Trading in Trouble

After the initial attention and media fanfare in 1995, perhaps not to the degree as the re-opening of the silk route between Sikkim and China-occupied Tibet, it has taken almost a decade for the government of Manipur to get Myanmar to provide letter of credit (LOC) facilities to traders operating across the international border between Moreh in India and Tamu on the other side. "It was difficult convincing the military junta but they finally agreed last month," says Raj Kumar Nimai, special secretary, department of commerce and industry, Manipur. If all goes well, weigh bridges and warehouses that have been lying ready, and idle, for many months now, will have to wait for another four before the first shipments come in.

That has quite been the situation in the North-east which shares its borders with Myanmar, China, Bangladesh and Bhutan. Where trade does exist, it has normally been a hotchpotch, with illegal business normally far outweighing the legal. “In Tripura, the ratio stands at 10:1,” says Tripura Chief Minister Manik Sarkar.

A sampling of trading points between the north-eastern states and India’s neighbours in the east; and their attendant ills of ‘international business’ in the region:


Letter of credit facility yet to be in place on Moreh border, even after 10 years of the trade agreement between India and Myanmar. So far, traders have had to settle for a barter system, which ironically also includes the 22 traditional items originally listed by the Union government. The Myanmar Economic Bank at Tamu is expected to tie up with the United Bank of India at Moreh. Meanwhile, border trade that stood at Rs 57 crore in 1997, fell to Rs 10 crore after half-baked regulations were put in place, keeping away the big traders from the area. Officials now expect trade to rise to Rs 90 crore once the LOC system is in place.
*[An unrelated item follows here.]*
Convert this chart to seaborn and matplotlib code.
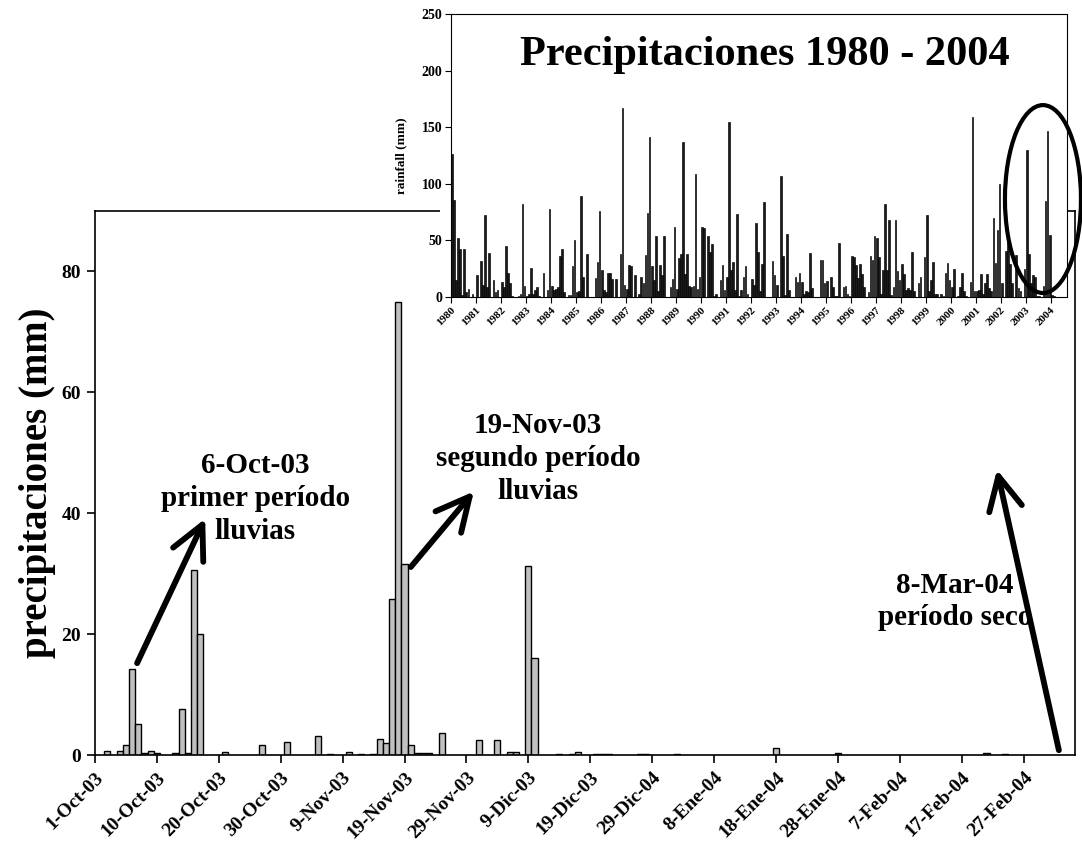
import numpy as np
import pandas as pd
import matplotlib
matplotlib.use("Agg")
import matplotlib.pyplot as plt
from matplotlib.patches import Ellipse, Rectangle
import seaborn as sns

# Daily rainfall, day 1 = 1-Oct-03
rain_day = [2, 4, 5, 6, 7, 8, 9, 10, 13, 14, 15, 16, 17, 21, 27, 31, 36, 38, 41,
            43, 45, 46, 47, 48, 49, 50, 51, 52, 53, 54, 56, 62, 65, 67, 68, 70,
            71, 75, 77, 78, 81, 82, 83, 88, 89, 94, 110, 120, 144, 147]
rain_mm = [0.7, 0.7, 1.6, 14.2, 5.1, 0.3, 0.6, 0.3, 0.3, 7.6, 0.3, 30.6, 20.1,
           0.5, 1.6, 2.1, 3.1, 0.2, 0.5, 0.2, 0.2, 2.7, 2.0, 25.8, 75.0, 31.6,
           1.7, 0.3, 0.3, 0.3, 3.7, 2.5, 2.5, 0.5, 0.5, 31.2, 16.1, 0.2, 0.2,
           0.5, 0.2, 0.2, 0.2, 0.2, 0.2, 0.2, 1.2, 0.4, 0.4, 0.2]

tick_days = list(range(0, 160, 10))
tick_labels = ["1-Oct-03", "10-Oct-03", "20-Oct-03", "30-Oct-03", "9-Nov-03",
               "19-Nov-03", "29-Nov-03", "9-Dic-03", "19-Dic-03", "29-Dic-04",
               "8-Ene-04", "18-Ene-04", "28-Ene-04", "7-Feb-04", "17-Feb-04",
               "27-Feb-04"]

# Monthly rainfall, Jan 1980 - Feb 2004 (one row per year)
monthly_mm = [
    126, 86, 15, 52, 42, 2, 42, 4, 7, 0, 3, 0,          # 1980
    19, 0, 32, 11, 72, 9, 39, 0, 15, 4, 6, 0,           # 1981
    13, 9, 45, 21, 12, 1, 0, 0, 1, 3, 82, 10,           # 1982
    1, 3, 26, 3, 6, 9, 0.5, 0, 21, 0, 6, 78,            # 1983
    10, 6, 7, 9, 36, 42, 4, 0, 1.5, 1.5, 27, 50,        # 1984
    4, 5, 89, 18, 0, 38, 0, 0, 0, 17, 31, 76,           # 1985
    24, 6, 4, 21, 21, 16, 0, 16, 0, 38, 167, 11,        # 1986
    7, 28, 27, 0, 19, 0, 3, 18, 12, 37, 74, 141,        # 1987
    27, 15, 54, 5, 28, 19, 54, 0, 0, 9, 16, 62,         # 1988
    7, 34, 38, 137, 20, 38, 10, 9, 10, 109, 7, 18,      # 1989
    62, 61, 0, 54, 40, 47, 1, 3, 0, 15, 28, 6,          # 1990
    18, 155, 24, 31, 6, 73, 1, 6, 18, 27, 3, 0,         # 1991
    16, 11, 65, 40, 5, 29, 84, 0, 0, 0, 32, 19,         # 1992
    11, 0, 107, 36, 2, 56, 6, 0, 0, 18, 13, 21,         # 1993
    13, 3, 5, 4, 39, 8, 0, 0, 0, 33, 33, 12,            # 1994
    14, 0, 18, 9, 1, 1, 48, 0, 9, 10, 3, 1,             # 1995
    36, 35, 28, 17, 29, 20, 9, 0, 4, 36, 33, 54,        # 1996
    52, 35, 3, 24, 82, 24, 68, 2, 9, 68, 23, 15,        # 1997
    29, 20, 6, 8, 6, 40, 5, 0, 12, 18, 0, 35,           # 1998
    72, 5, 15, 31, 3, 3, 0, 3, 0.5, 21, 30, 15,         # 1999
    9, 25, 0, 0.5, 9, 21, 5, 0.5, 0, 13, 159, 5,        # 2000
    5, 6, 20, 3, 12, 20, 8, 5, 70, 30, 59, 100,         # 2001
    12, 0, 41, 54, 29, 12, 0, 37, 8, 5, 0, 25,          # 2002
    130, 38, 12, 19, 18, 0.5, 0.5, 0, 10, 85, 147, 55,  # 2003
    1.5, 0.6,                                           # 2004
]
year_ticks = list(range(1980, 2005))

sns.set_style("ticks")
plt.rcParams["font.family"] = ["Liberation Serif", "DejaVu Serif"]
plt.rcParams["font.weight"] = "bold"
plt.rcParams["axes.labelweight"] = "bold"
plt.rcParams["axes.edgecolor"] = "black"
plt.rcParams["axes.labelcolor"] = "black"
plt.rcParams["text.color"] = "black"
plt.rcParams["xtick.color"] = "black"
plt.rcParams["ytick.color"] = "black"

W, H = 1082, 863
fig = plt.figure(figsize=(W / 100, H / 100), dpi=100)

# ---- main daily chart ----
ax = fig.add_axes([0.0878, 0.1251, 0.9057, 0.6304], zorder=0)
daily = pd.DataFrame({"dia": rain_day, "mm": rain_mm})
sns.barplot(data=daily, x="dia", y="mm", native_scale=True, orient="x",
            width=1.0, color="#c0c0c0", saturation=1, edgecolor="black",
            linewidth=1.0, errorbar=None, ax=ax)
ax.set_xlim(0, 158.3)
ax.set_ylim(0, 90)
ax.set_xticks(tick_days)
ax.set_xticklabels(tick_labels, rotation=45, ha="right", rotation_mode="anchor",
                   fontsize=14, fontweight="bold")
ax.set_yticks([0, 20, 40, 60, 80])
ax.set_yticklabels(["0", "20", "40", "60", "80"], fontsize=14, fontweight="bold")
ax.tick_params(axis="both", direction="out", length=6, width=1.2, pad=4)
ax.set_xlabel("")
ax.set_ylabel("precipitaciones (mm)", fontsize=28, fontweight="bold", labelpad=4)
for sp in ax.spines.values():
    sp.set_visible(True)
    sp.set_linewidth(1.2)
    sp.set_color("black")

arrow_kw = dict(arrowstyle="->,head_length=1.2,head_width=0.6", lw=4.2,
                color="black", mutation_scale=20, shrinkA=0, shrinkB=0)
txt_kw = dict(ha="center", va="center", fontsize=21, fontweight="bold",
              linespacing=1.28)

ax.annotate("", xy=(17.8, 39.1), xytext=(6.8, 15.2), arrowprops=arrow_kw)
ax.text(25.9, 42.4, "6-Oct-03\nprimer período\nlluvias", **txt_kw)

ax.annotate("", xy=(61.2, 43.6), xytext=(51.0, 31.1), arrowprops=arrow_kw)
ax.text(71.6, 49.0, "19-Nov-03\nsegundo período\nlluvias", **txt_kw)

ax.annotate("", xy=(145.7, 47.2), xytext=(155.7, 0.8), arrowprops=arrow_kw)
ax.text(138.9, 25.4, "8-Mar-04\nperíodo seco", **txt_kw)

# white backing of the inset panel
fig.add_artist(Rectangle((440 / W, 1 - 330 / H), (1067 - 440) / W, 320 / H,
                         transform=fig.transFigure, facecolor="white",
                         edgecolor="none", zorder=0.5))

# ---- inset: monthly series 1980-2004 ----
axi = fig.add_axes([0.4165, 0.6559, 0.5696, 0.3279], zorder=1)
axi.set_facecolor("white")
n_months = len(monthly_mm)
monthly = pd.DataFrame({"mes": 1980 + (np.arange(n_months) + 0.5) / 12.0,
                        "mm": monthly_mm})
sns.barplot(data=monthly, x="mes", y="mm", native_scale=True, orient="x",
            width=0.8, color="#1a1a1a", saturation=1, edgecolor="black",
            linewidth=0.45, errorbar=None, ax=axi)
axi.set_xlim(1980, 2004.65)
axi.set_ylim(0, 250)
axi.set_xticks(year_ticks)
axi.set_xticklabels([str(y) for y in year_ticks], rotation=45, ha="right",
                    rotation_mode="anchor", fontsize=8, fontweight="bold")
axi.set_yticks([0, 50, 100, 150, 200, 250])
axi.set_yticklabels(["0", "50", "100", "150", "200", "250"], fontsize=10,
                    fontweight="bold")
axi.tick_params(axis="both", direction="out", length=4, width=0.8, pad=2)
axi.set_xlabel("")
axi.set_ylabel("rainfall (mm)", fontsize=9.5, fontweight="bold", labelpad=10)
for sp in axi.spines.values():
    sp.set_visible(True)
    sp.set_linewidth(0.8)
    sp.set_color("black")
axi.text(0.51, 0.855, "Precipitaciones 1980 - 2004", transform=axi.transAxes,
         ha="center", va="center", fontsize=30.5, fontweight="bold")
axi.add_patch(Ellipse((2003.69, 86.5), width=3.04, height=166, fill=False,
                      lw=3, edgecolor="black", clip_on=False))

fig.savefig("out.png", dpi=100)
The area has served as a safe haven for gun-runners and drug dealers, even as substance-abuse related HIV became a major killer in Manipur. According to reports, members of the United Wa State Army, a Myanmar-based ethnic militant group, have now begun running narcotics and guns from across the border in Tamu. The more innovative among the Wa militants have set up bars and karaoke parlours close to the post. Moreh is also the favourite haunt of rebels from the NSCN (K) and Kuki National Army, now locked in a feud to control the narcotics trade. Illegal goods seized by Customs officials in Moreh last year amounted to more than Rs 4 crore, while legal business stood at only Rs 9 crore.

Given the chaos, the Union commerce ministry was forced to close down three out of the four gates in the sector after receiving complaints from several trade organisations in the region.

“Drugs will continue to come in with the kind of money involved,” says Nimai. “All we can do is somehow decrease the quantity by improving our intelligence network. Where insurgency is concerned, all we can do is hope for the best.”


Despite a trade agreement that came into effect in 1995, the state’s trading points with Myanmar at Champai have been lying defunct, with the Myanmarese side insisting on first developing Moreh in Manipur. The border is meanwhile being used to smuggle in Chinese goods into India.


Official border trade, that began on the Akhaura post after an agreement in 1995, is now worth about Rs 11 crore annually, while illegal trade in the area is about 10 times the amount. Tripura sells products such as fresh fruit across the border, while fish from as far as Andhra Pradesh is sold to Bangladesh here.

Nothing substantial has happened in the state despite the fact Tripura shares 84 per cent of its border with Bangladesh. Most important cities of Bangladesh are within 75 km from Tripura. Chittagong port is only 75 km away.


The trading point with Bhutan at Daranga has for years now been relegated to a record-keeping exercise. Prostitutes and insurgents have crossed the border at will. Till a few years ago, Daranga Mela on the Indian side was a notorious red-light area.

The jungles of Bhutan now house the biggest network of ULFA camps. Assam, meanwhile, has been swamped by illegal migrants from Bangladesh. Smugglers take across cattle from India to Bangladesh for beef.